Enviri Corporation is an environmental solutions company operating three reportable segments: Harsco Environmental (onsite industrial waste services and downstream ecoproducts), Clean Earth (U.S. hazardous and contaminated soil treatment with ~19 TSDFs and ~800 vehicles), and Harsco Rail (rail equipment, parts and services). The business model relies on long‑term service and supply contracts (HE reported ~ $2.7B of estimated future contract revenues), recurring permit‑driven revenue and aftermarket parts, with Rail also driven by long‑lead equipment orders and a ~$206M order backlog at year‑end 2024. In 2024 about 88% of revenues were from the two environmental segments, while Rail produced the majority of recent impairments and forward‑loss provisions that materially depressed profitability and operating cash flow.
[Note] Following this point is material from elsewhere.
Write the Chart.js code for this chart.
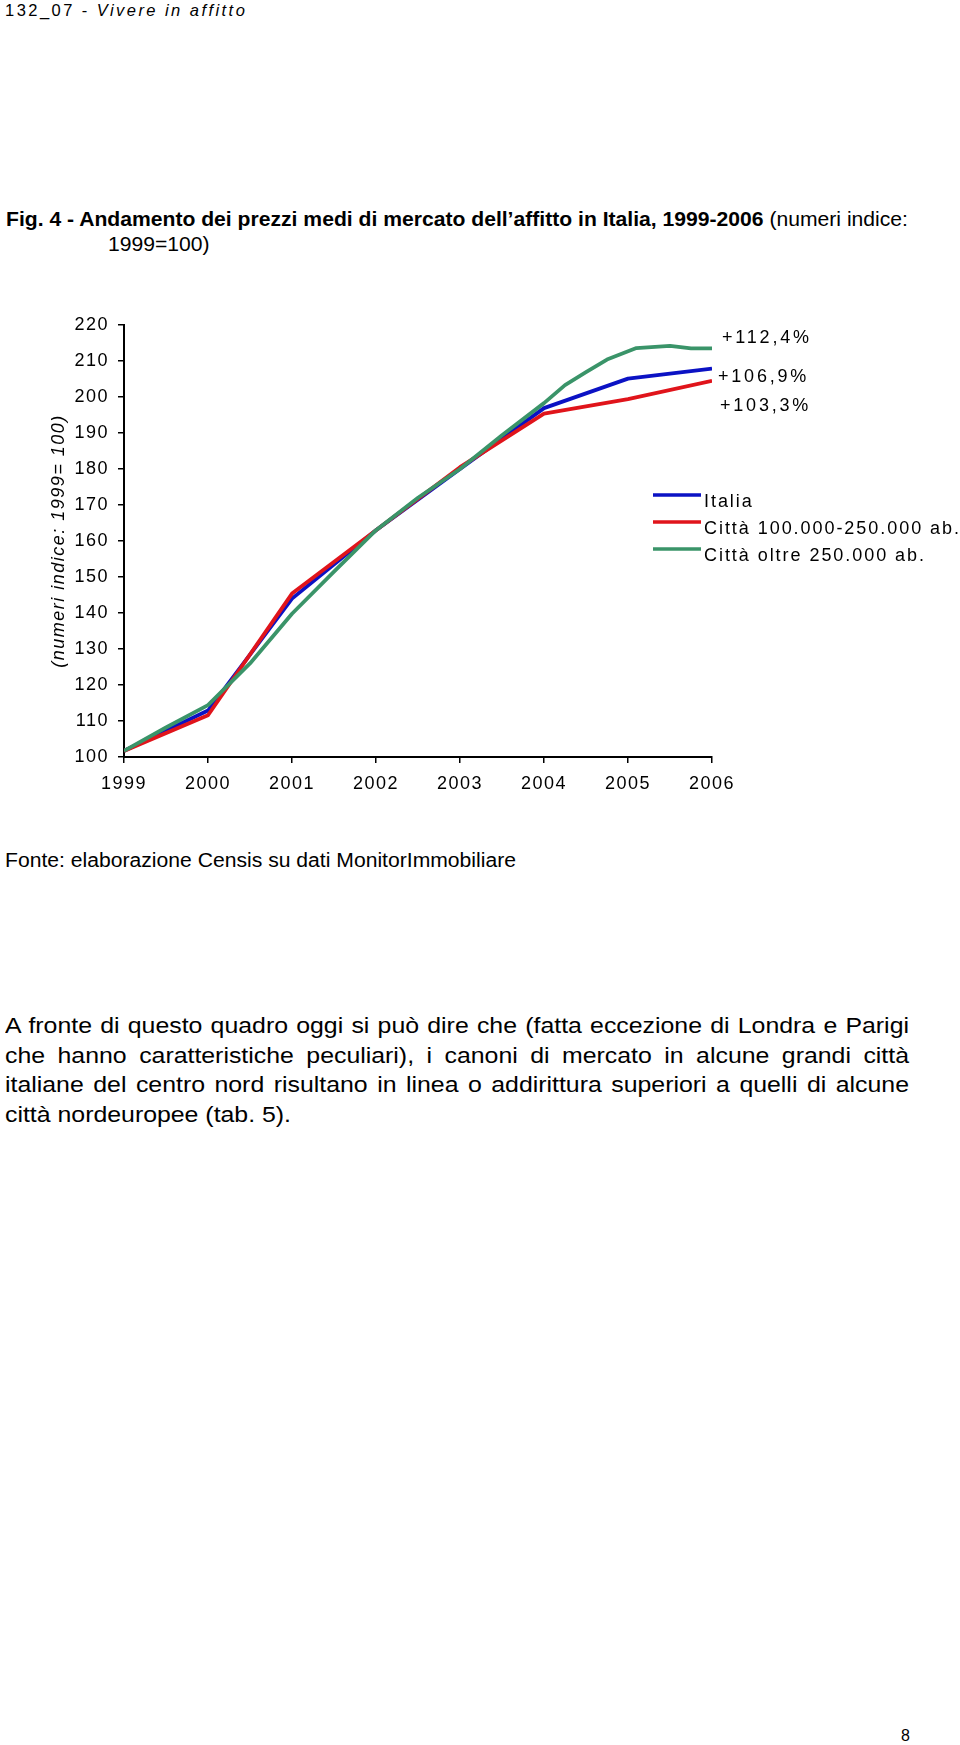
<!DOCTYPE html>
<html>
<head>
<meta charset="utf-8">
<script src="https://cdn.jsdelivr.net/npm/chart.js@4.4.1/dist/chart.umd.min.js"></script>
<style>
  html, body { margin: 0; padding: 0; background: #fff; }
  body { width: 960px; height: 1745px; position: relative; overflow: hidden; color: #000; }
  .abs { position: absolute; white-space: nowrap; transform-origin: 0 0; }
  .fit { display: inline-block; }
  #hdr { left: 5px; top: 0px; font: 16.5px/20px "Liberation Sans", Arial, sans-serif; letter-spacing: 2.45px; }
  .narrow { font-family: "Liberation Sans", Arial, sans-serif; }
  #t1 { left: 6px; top: 207px; font-size: 21px; line-height: 24.5px; }
  #t2 { left: 108px; top: 231.5px; font-size: 21px; line-height: 24.5px; }
  #fonte { left: 5px; top: 848px; font-size: 20px; line-height: 24px; }
  #para { left: 5px; top: 1011px; font-size: 22px; line-height: 29.7px; white-space: normal; }
  #para .ln { text-align: justify; text-align-last: justify; white-space: nowrap; }
  #para .ln.last { text-align-last: left; }
  #pnum { left: 901px; top: 1727px; font: 16px/18px "Liberation Sans", Arial, sans-serif; }
  #c { position: absolute; left: 0; top: 280px; }
</style>
</head>
<body>
<div id="hdr" class="abs">132_07 - <i>Vivere in affitto</i></div>
<div id="t1" class="abs narrow fit"><b>Fig. 4 - Andamento dei prezzi medi di mercato dell’affitto in Italia, 1999-2006</b> (numeri indice:</div>
<div id="t2" class="abs narrow fit">1999=100)</div>
<canvas id="c" width="960" height="560"></canvas>
<div id="fonte" class="abs narrow fit">Fonte: elaborazione Censis su dati MonitorImmobiliare</div>
<div id="para" class="abs narrow">
  <div class="ln">A fronte di questo quadro oggi si può dire che (fatta eccezione di Londra e Parigi</div>
  <div class="ln">che hanno caratteristiche peculiari), i canoni di mercato in alcune grandi città</div>
  <div class="ln">italiane del centro nord risultano in linea o addirittura superiori a quelli di alcune</div>
  <div class="ln last"><span id="lastspan">città nordeuropee (tab. 5).</span></div>
</div>
<div id="pnum" class="abs">8</div>
<script>
// ---- data ----
const seriesNames = ["Italia", "Città 100.000-250.000 ab.", "Città oltre 250.000 ab."];
const yearsAnnual = [1999, 2000, 2001, 2002, 2003, 2004, 2005, 2006];
const italia = [101.7, 112.9, 144.0, 163.0, 180.0, 196.9, 205.1, 207.9];
const citta100_250 = [101.7, 111.6, 145.4, 163.0, 180.5, 195.4, 199.4, 204.5];
const yearsGreen = [1999, 1999.5, 2000, 2000.5, 2001, 2001.5, 2002, 2002.5, 2003, 2003.5, 2004, 2004.25, 2004.5, 2004.75, 2005.1, 2005.5, 2005.75, 2006];
const cittaOltre250 = [101.7, 108.2, 114.4, 126.0, 139.8, 151.5, 163.0, 172.0, 180.0, 189.4, 198.3, 203.3, 206.9, 210.4, 213.6, 214.2, 213.5, 213.5];
const endLabels = ["+112,4%", "+106,9%", "+103,3%"];
const yTickMin = 100, yTickMax = 220, yTickStep = 10;
const yTitle = "(numeri indice: 1999= 100)";

// ---- condensed text fitting (layout only) ----
function fitTo(el, target) {
  const w = el.getBoundingClientRect().width;
  const s = target / w;
  el.style.transform = "scaleX(" + s + ")";
  return s;
}
const sTitle = fitTo(document.getElementById("t1"), 902);
document.getElementById("t2").style.transform = "scaleX(" + sTitle + ")";
fitTo(document.getElementById("fonte"), 511);
(function () {
  const para = document.getElementById("para");
  const span = document.getElementById("lastspan");
  const s = 286 / span.getBoundingClientRect().width;
  para.style.width = (904 / s) + "px";
  para.style.transform = "scaleX(" + s + ")";
})();

const toPts = (xs, ys) => xs.map((x, i) => ({ x: x, y: ys[i] }));
const colors = { blue: "#0b12c4", red: "#e0141b", green: "#3a9469" };
const FONT = "'Liberation Sans', Arial, sans-serif";

const decor = {
  id: "decor",
  beforeDraw(chart) { chart.ctx.letterSpacing = "1.5px"; },
  afterDraw(chart) {
    const ctx = chart.ctx;
    const xs = chart.scales.x, ys = chart.scales.y;
    ctx.save();
    ctx.fillStyle = "#000";
    ctx.font = "18px " + FONT;
    ctx.textBaseline = "middle";
    ctx.textAlign = "left";
    ctx.letterSpacing = "2.8px";
    const lblSpec = [
      { text: endLabels[0], v: 216.3, dx: 10 },
      { text: endLabels[1], v: 205.6, dx: 6 },
      { text: endLabels[2], v: 197.4, dx: 8 }
    ];
    const xEnd = xs.getPixelForValue(2006);
    lblSpec.forEach(s => ctx.fillText(s.text, xEnd + s.dx, ys.getPixelForValue(s.v)));
    ctx.letterSpacing = "1.95px";
    const legendItems = [
      { name: seriesNames[0], color: colors.blue },
      { name: seriesNames[1], color: colors.red },
      { name: seriesNames[2], color: colors.green }
    ];
    const lx0 = 653, lx1 = 701, ly0 = 215, lstep = 27;
    legendItems.forEach((it, i) => {
      const y = ly0 + i * lstep;
      ctx.strokeStyle = it.color;
      ctx.lineWidth = 3.5;
      ctx.beginPath(); ctx.moveTo(lx0, y); ctx.lineTo(lx1, y); ctx.stroke();
      ctx.fillText(it.name, lx1 + 3, y + 7);
    });
    ctx.restore();
  }
};

new Chart(document.getElementById("c"), {
  type: "line",
  data: {
    datasets: [
      { label: seriesNames[2], data: toPts(yearsGreen, cittaOltre250), borderColor: colors.green, order: 0 },
      { label: seriesNames[1], data: toPts(yearsAnnual, citta100_250), borderColor: colors.red, order: 1 },
      { label: seriesNames[0], data: toPts(yearsAnnual, italia), borderColor: colors.blue, order: 2 }
    ]
  },
  options: {
    responsive: false,
    devicePixelRatio: 1,
    animation: false,
    elements: {
      line: { borderWidth: 3.8, tension: 0, fill: false, borderJoinStyle: "round", borderCapStyle: "butt" },
      point: { radius: 0, hoverRadius: 0 }
    },
    layout: { padding: { left: 0, right: 248, top: 45, bottom: 23 } },
    plugins: { legend: { display: false }, tooltip: { enabled: false }, title: { display: false } },
    scales: {
      x: {
        type: "linear", min: 1999, max: 2006,
        afterFit(s) { s.height = 60; },
        border: { display: true, color: "#000", width: 2 },
        grid: { display: true, drawOnChartArea: false, drawTicks: true, tickLength: 6, color: "#000", lineWidth: 1.5 },
        ticks: { stepSize: 1, color: "#000", padding: 10, maxRotation: 0, autoSkip: false, font: { family: FONT, size: 18 }, callback: v => String(v) }
      },
      y: {
        min: yTickMin, max: yTickMax,
        afterFit(s) { s.width = 124; },
        border: { display: true, color: "#000", width: 2 },
        grid: { display: true, drawOnChartArea: false, drawTicks: true, tickLength: 6, color: "#000", lineWidth: 1.5 },
        ticks: { stepSize: yTickStep, color: "#000", padding: 9, font: { family: FONT, size: 18 } },
        title: { display: true, text: yTitle, color: "#000", padding: { top: 48, bottom: 0 }, font: { family: FONT, size: 18, style: "italic" } }
      }
    }
  },
  plugins: [decor]
});
</script>
</body>
</html>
Given Enviri’s contract and project‑driven model, executive pay is likely tied to multi‑period operational metrics such as adjusted EBITDA, free cash flow, order backlog conversion, and successful completion of fixed‑price contracts (especially Rail project‑to‑cost performance). Clean Earth’s recent margin improvements suggest management bonuses or short‑term incentives may emphasize margin, pricing/mix and permit retention, while Rail performance metrics (cost‑to‑cost recognition, liquidated damages, forward loss provisions) will be critical for long‑term incentive vesting and discretionary awards. Typical industrials practices—base salary plus annual cash bonuses and equity‑based long‑term incentives (restricted stock/unit performance shares, and options)—are likely supplemented here by safety, environmental compliance and regulatory milestones given heavy permitting dependence (RCRA, Clean Air/Water) and unionized operations. Given recent impairments, covenant sensitivity and pension/accounting judgments, compensation plans may include clawback provisions, adjusted EBITDA/GAAP reconciliations, and performance hurdles tied to deleveraging or successful divestitures (e.g., potential Rail sale).
Insiders’ trading patterns at Enviri are likely influenced by project milestones, divestiture announcements, impairment or reserve adjustments, and liquidity/covenant developments—events that materially shift outlook (Rail contract remeasurements, permit outcomes, or major TSDF issues). Expect routine executive sales tied to equity vesting/exercise and tax needs, but also watch for atypical buys as a signal of confidence given recent net losses, recurring write‑downs and the company’s active balance‑sheet management (asset sales, amended credit covenants). Regulatory factors (environmental permits, government contractor relationships, and collective bargaining outcomes) and seasonal revenue patterns (HE stronger Q2–Q3, CE weaker Q1 & Q4) create event windows where insider activity may precede or follow material operational news; note that most insiders will be subject to company trading windows, pre‑clearance and likely 10b5‑1 plans given the sensitivity of the information.